■ Supplied data

▶

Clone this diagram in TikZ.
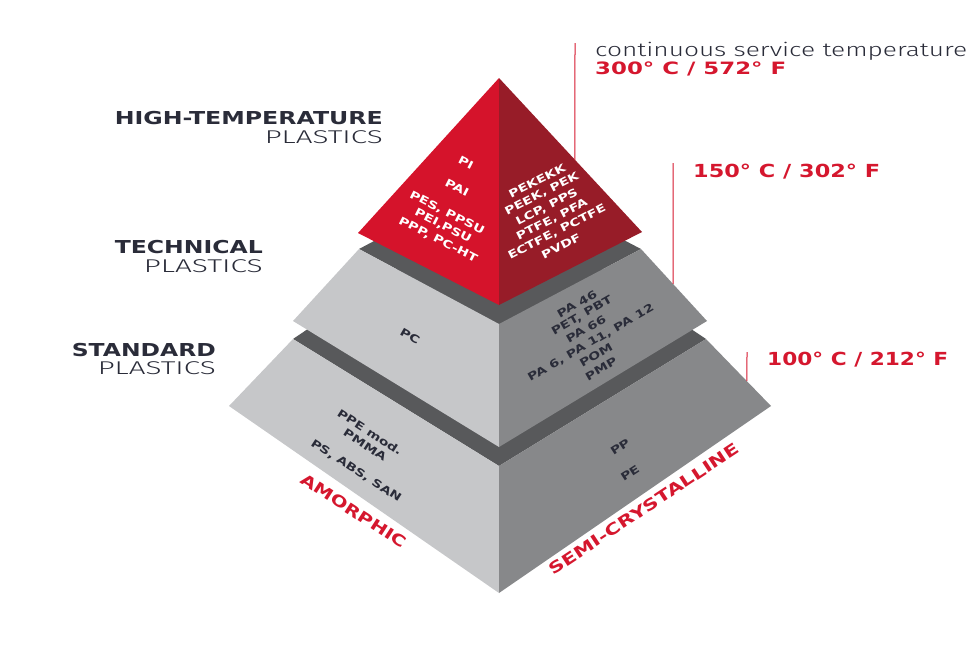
\documentclass[tikz,border=0pt]{standalone}
\usepackage{fontspec}
\usepackage{graphicx}
\usetikzlibrary{calc}
\setmainfont{DejaVu Sans}
\newfontfamily\heavy[FakeStretch=1.3]{DejaVu Sans Bold}
\newfontfamily\thinfnt[FakeStretch=1.1]{Fira Sans Light}
\definecolor{redL}{HTML}{D5132B}
\definecolor{redR}{HTML}{971C28}
\definecolor{lgray}{HTML}{C6C7C9}
\definecolor{mgray}{HTML}{87888A}
\definecolor{dgray}{HTML}{58595B}
\definecolor{txtdark}{HTML}{2A2C39}
\definecolor{txtred}{HTML}{D5172E}
\newcommand\fitw[2]{\resizebox{#1pt}{\height}{#2}}
\begin{document}
\begin{tikzpicture}[x=1pt,y=-1pt,
  face/.style={font=\heavy\fontsize{10.8}{12}\selectfont, inner sep=0pt},
  onred/.style={face, text=white},
  ongray/.style={face, text=txtdark},
  lbl/.style={inner sep=0pt, text=txtdark},
  temp/.style={inner sep=0pt, text=txtred, anchor=base west},
  edgelbl/.style={inner sep=0pt, text=txtred},
  tick/.style={draw=txtred, line width=1pt}]
\useasboundingbox (0,0) rectangle (980,664);
% corner coordinates
\coordinate (A) at (499,78);
\coordinate (RL) at (358,233);
\coordinate (RB) at (499,305);
\coordinate (RR) at (642,232);
\coordinate (T2L) at (359,249);
\coordinate (T2F) at (499,324);
\coordinate (T2R) at (641,249);
\coordinate (T2K) at (499,175);
\coordinate (T2BL) at (293,321);
\coordinate (T2BF) at (499,447);
\coordinate (T2BR) at (707,321);
\coordinate (T3L) at (293,339);
\coordinate (T3F) at (499,466);
\coordinate (T3R) at (706,339);
\coordinate (T3K) at (499,200);
\coordinate (T3BL) at (229,406);
\coordinate (T3BF) at (499,593);
\coordinate (T3BR) at (771,406);
% tier 3 (standard)
\fill[dgray] (T3L) -- (T3K) -- (T3R) -- (T3F) -- cycle;
\fill[lgray] (T3L) -- (T3F) -- (T3BF) -- (T3BL) -- cycle;
\fill[mgray] (T3F) -- (T3R) -- (T3BR) -- (T3BF) -- cycle;
% tier 2 (technical)
\fill[dgray] (T2L) -- (T2K) -- (T2R) -- (T2F) -- cycle;
\fill[lgray] (T2L) -- (T2F) -- (T2BF) -- (T2BL) -- cycle;
\fill[mgray] (T2F) -- (T2R) -- (T2BR) -- (T2BF) -- cycle;
% tier 1 (high temperature)
\fill[redL] (A) -- (RB) -- (RL) -- cycle;
\fill[redR] (A) -- (RR) -- (RB) -- cycle;
% temperature ticks
\coordinate (l1a) at (575,43);
\coordinate (l1b) at ($(A)!0.531!(RR)$);
\coordinate (l2a) at (673,163);
\coordinate (l2b) at ($(T2R)!0.485!(T2BR)$);
\coordinate (l3a) at (747,352);
\coordinate (l3b) at ($(T3R)!0.63!(T3BR)$);
\draw[tick] (l1a) -- (l1b);
\draw[tick] (l2a) -- (l2b);
\draw[tick] (l3a) -- (l3b);
% left labels
\node[lbl, anchor=base east] (ht) at (383,124) {\fitw{268}{\heavy\fontsize{17.8}{20}\selectfont HIGH-TEMPERATURE}};
\node[lbl, anchor=base east] (hp) at (383,143) {\fitw{118}{\thinfnt\fontsize{18.5}{20}\selectfont PLASTICS}};
\node[lbl, anchor=base east] (tt) at (263,253) {\fitw{148}{\heavy\fontsize{17.8}{20}\selectfont TECHNICAL}};
\node[lbl, anchor=base east] (tp) at (263,272) {\fitw{119}{\thinfnt\fontsize{18.5}{20}\selectfont PLASTICS}};
\node[lbl, anchor=base east] (st) at (216,356) {\fitw{144}{\heavy\fontsize{17.8}{20}\selectfont STANDARD}};
\node[lbl, anchor=base east] (sp) at (216,374) {\fitw{118}{\thinfnt\fontsize{18.5}{20}\selectfont PLASTICS}};
% right labels
\node[lbl, anchor=base west] (cst) at (595,56) {\fitw{372}{\thinfnt\fontsize{19}{20}\selectfont continuous service temperature}};
\node[temp] (t300) at (595,74) {\fitw{191}{\heavy\fontsize{17}{20}\selectfont 300° C / 572° F}};
\node[temp] (t150) at (693,177) {\fitw{187}{\heavy\fontsize{18}{20}\selectfont 150° C / 302° F}};
\node[temp] (t100) at (767,365) {\fitw{181}{\heavy\fontsize{18}{20}\selectfont 100° C / 212° F}};
% red left face
\node[onred, rotate=-27] (pi) at (466,163) {PI};
\node[onred, rotate=-27] (pai) at (457,188) {PAI};
\node[onred, rotate=-27] (pes) at (447,213) {PES, PPSU};
\node[onred, rotate=-27] (pei) at (443,226) {PEI,PSU};
\node[onred, rotate=-27] (ppp) at (438,240) {PPP, PC-HT};
% red right face
\node[onred, rotate=27] (pekekk) at (537,181) {PEKEKK};
\node[onred, rotate=27] (peek) at (542,194) {PEEK, PEK};
\node[onred, rotate=27] (lcp) at (547,207) {LCP, PPS};
\node[onred, rotate=27] (ptfe) at (552,220) {PTFE, PFA};
\node[onred, rotate=27] (ectfe) at (557,232) {ECTFE, PCTFE};
\node[onred, rotate=27] (pvdf) at (561,246) {PVDF};
% tier 2 faces
\node[ongray, rotate=-30] (pc) at (410,336) {PC};
\node[ongray, rotate=30] (pa46) at (577,304) {PA 46};
\node[ongray, rotate=30] (pet) at (582,316) {PET, PBT};
\node[ongray, rotate=30] (pa66) at (586,329) {PA 66};
\node[ongray, rotate=30] (pa6) at (591,343) {PA 6, PA 11, PA 12};
\node[ongray, rotate=30] (pom) at (596,355) {POM};
\node[ongray, rotate=30] (pmp) at (601,369) {PMP};
% tier 3 faces
\node[ongray, rotate=-33] (ppe) at (370,432) {PPE mod.};
\node[ongray, rotate=-33] (pmma) at (365,445) {PMMA};
\node[ongray, rotate=-33] (ps) at (356,471) {PS, ABS, SAN};
\node[ongray, rotate=33] (pp) at (620,447) {PP};
\node[ongray, rotate=33] (pe) at (630,473) {PE};
% bottom edge labels
\node[edgelbl, rotate=-33] (amo) at (354,511) {\fitw{122}{\heavy\fontsize{15.5}{18}\selectfont AMORPHIC}};
\node[edgelbl, rotate=33.5] (semi) at (644,509) {\fitw{224}{\heavy\fontsize{15.7}{18}\selectfont SEMI-CRYSTALLINE}};
\end{tikzpicture}
\end{document}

◀

■ What to produce
All of the lines above should be retyped precisely, apart from the pictures.

■ Reply
Clone this diagram in TikZ.
\documentclass[tikz,border=0pt]{standalone}
\usepackage{fontspec}
\usepackage{graphicx}
\usetikzlibrary{calc}
\setmainfont{DejaVu Sans}
\newfontfamily\heavy[FakeStretch=1.3]{DejaVu Sans Bold}
\newfontfamily\thinfnt[FakeStretch=1.1]{Fira Sans Light}
\definecolor{redL}{HTML}{D5132B}
\definecolor{redR}{HTML}{971C28}
\definecolor{lgray}{HTML}{C6C7C9}
\definecolor{mgray}{HTML}{87888A}
\definecolor{dgray}{HTML}{58595B}
\definecolor{txtdark}{HTML}{2A2C39}
\definecolor{txtred}{HTML}{D5172E}
\newcommand\fitw[2]{\resizebox{#1pt}{\height}{#2}}
\begin{document}
\begin{tikzpicture}[x=1pt,y=-1pt,
  face/.style={font=\heavy\fontsize{10.8}{12}\selectfont, inner sep=0pt},
  onred/.style={face, text=white},
  ongray/.style={face, text=txtdark},
  lbl/.style={inner sep=0pt, text=txtdark},
  temp/.style={inner sep=0pt, text=txtred, anchor=base west},
  edgelbl/.style={inner sep=0pt, text=txtred},
  tick/.style={draw=txtred, line width=1pt}]
\useasboundingbox (0,0) rectangle (980,664);
% corner coordinates
\coordinate (A) at (499,78);
\coordinate (RL) at (358,233);
\coordinate (RB) at (499,305);
\coordinate (RR) at (642,232);
\coordinate (T2L) at (359,249);
\coordinate (T2F) at (499,324);
\coordinate (T2R) at (641,249);
\coordinate (T2K) at (499,175);
\coordinate (T2BL) at (293,321);
\coordinate (T2BF) at (499,447);
\coordinate (T2BR) at (707,321);
\coordinate (T3L) at (293,339);
\coordinate (T3F) at (499,466);
\coordinate (T3R) at (706,339);
\coordinate (T3K) at (499,200);
\coordinate (T3BL) at (229,406);
\coordinate (T3BF) at (499,593);
\coordinate (T3BR) at (771,406);
% tier 3 (standard)
\fill[dgray] (T3L) -- (T3K) -- (T3R) -- (T3F) -- cycle;
\fill[lgray] (T3L) -- (T3F) -- (T3BF) -- (T3BL) -- cycle;
\fill[mgray] (T3F) -- (T3R) -- (T3BR) -- (T3BF) -- cycle;
% tier 2 (technical)
\fill[dgray] (T2L) -- (T2K) -- (T2R) -- (T2F) -- cycle;
\fill[lgray] (T2L) -- (T2F) -- (T2BF) -- (T2BL) -- cycle;
\fill[mgray] (T2F) -- (T2R) -- (T2BR) -- (T2BF) -- cycle;
% tier 1 (high temperature)
\fill[redL] (A) -- (RB) -- (RL) -- cycle;
\fill[redR] (A) -- (RR) -- (RB) -- cycle;
% temperature ticks
\coordinate (l1a) at (575,43);
\coordinate (l1b) at ($(A)!0.531!(RR)$);
\coordinate (l2a) at (673,163);
\coordinate (l2b) at ($(T2R)!0.485!(T2BR)$);
\coordinate (l3a) at (747,352);
\coordinate (l3b) at ($(T3R)!0.63!(T3BR)$);
\draw[tick] (l1a) -- (l1b);
\draw[tick] (l2a) -- (l2b);
\draw[tick] (l3a) -- (l3b);
% left labels
\node[lbl, anchor=base east] (ht) at (383,124) {\fitw{268}{\heavy\fontsize{17.8}{20}\selectfont HIGH-TEMPERATURE}};
\node[lbl, anchor=base east] (hp) at (383,143) {\fitw{118}{\thinfnt\fontsize{18.5}{20}\selectfont PLASTICS}};
\node[lbl, anchor=base east] (tt) at (263,253) {\fitw{148}{\heavy\fontsize{17.8}{20}\selectfont TECHNICAL}};
\node[lbl, anchor=base east] (tp) at (263,272) {\fitw{119}{\thinfnt\fontsize{18.5}{20}\selectfont PLASTICS}};
\node[lbl, anchor=base east] (st) at (216,356) {\fitw{144}{\heavy\fontsize{17.8}{20}\selectfont STANDARD}};
\node[lbl, anchor=base east] (sp) at (216,374) {\fitw{118}{\thinfnt\fontsize{18.5}{20}\selectfont PLASTICS}};
% right labels
\node[lbl, anchor=base west] (cst) at (595,56) {\fitw{372}{\thinfnt\fontsize{19}{20}\selectfont continuous service temperature}};
\node[temp] (t300) at (595,74) {\fitw{191}{\heavy\fontsize{17}{20}\selectfont 300° C / 572° F}};
\node[temp] (t150) at (693,177) {\fitw{187}{\heavy\fontsize{18}{20}\selectfont 150° C / 302° F}};
\node[temp] (t100) at (767,365) {\fitw{181}{\heavy\fontsize{18}{20}\selectfont 100° C / 212° F}};
% red left face
\node[onred, rotate=-27] (pi) at (466,163) {PI};
\node[onred, rotate=-27] (pai) at (457,188) {PAI};
\node[onred, rotate=-27] (pes) at (447,213) {PES, PPSU};
\node[onred, rotate=-27] (pei) at (443,226) {PEI,PSU};
\node[onred, rotate=-27] (ppp) at (438,240) {PPP, PC-HT};
% red right face
\node[onred, rotate=27] (pekekk) at (537,181) {PEKEKK};
\node[onred, rotate=27] (peek) at (542,194) {PEEK, PEK};
\node[onred, rotate=27] (lcp) at (547,207) {LCP, PPS};
\node[onred, rotate=27] (ptfe) at (552,220) {PTFE, PFA};
\node[onred, rotate=27] (ectfe) at (557,232) {ECTFE, PCTFE};
\node[onred, rotate=27] (pvdf) at (561,246) {PVDF};
% tier 2 faces
\node[ongray, rotate=-30] (pc) at (410,336) {PC};
\node[ongray, rotate=30] (pa46) at (577,304) {PA 46};
\node[ongray, rotate=30] (pet) at (582,316) {PET, PBT};
\node[ongray, rotate=30] (pa66) at (586,329) {PA 66};
\node[ongray, rotate=30] (pa6) at (591,343) {PA 6, PA 11, PA 12};
\node[ongray, rotate=30] (pom) at (596,355) {POM};
\node[ongray, rotate=30] (pmp) at (601,369) {PMP};
% tier 3 faces
\node[ongray, rotate=-33] (ppe) at (370,432) {PPE mod.};
\node[ongray, rotate=-33] (pmma) at (365,445) {PMMA};
\node[ongray, rotate=-33] (ps) at (356,471) {PS, ABS, SAN};
\node[ongray, rotate=33] (pp) at (620,447) {PP};
\node[ongray, rotate=33] (pe) at (630,473) {PE};
% bottom edge labels
\node[edgelbl, rotate=-33] (amo) at (354,511) {\fitw{122}{\heavy\fontsize{15.5}{18}\selectfont AMORPHIC}};
\node[edgelbl, rotate=33.5] (semi) at (644,509) {\fitw{224}{\heavy\fontsize{15.7}{18}\selectfont SEMI-CRYSTALLINE}};
\end{tikzpicture}
\end{document}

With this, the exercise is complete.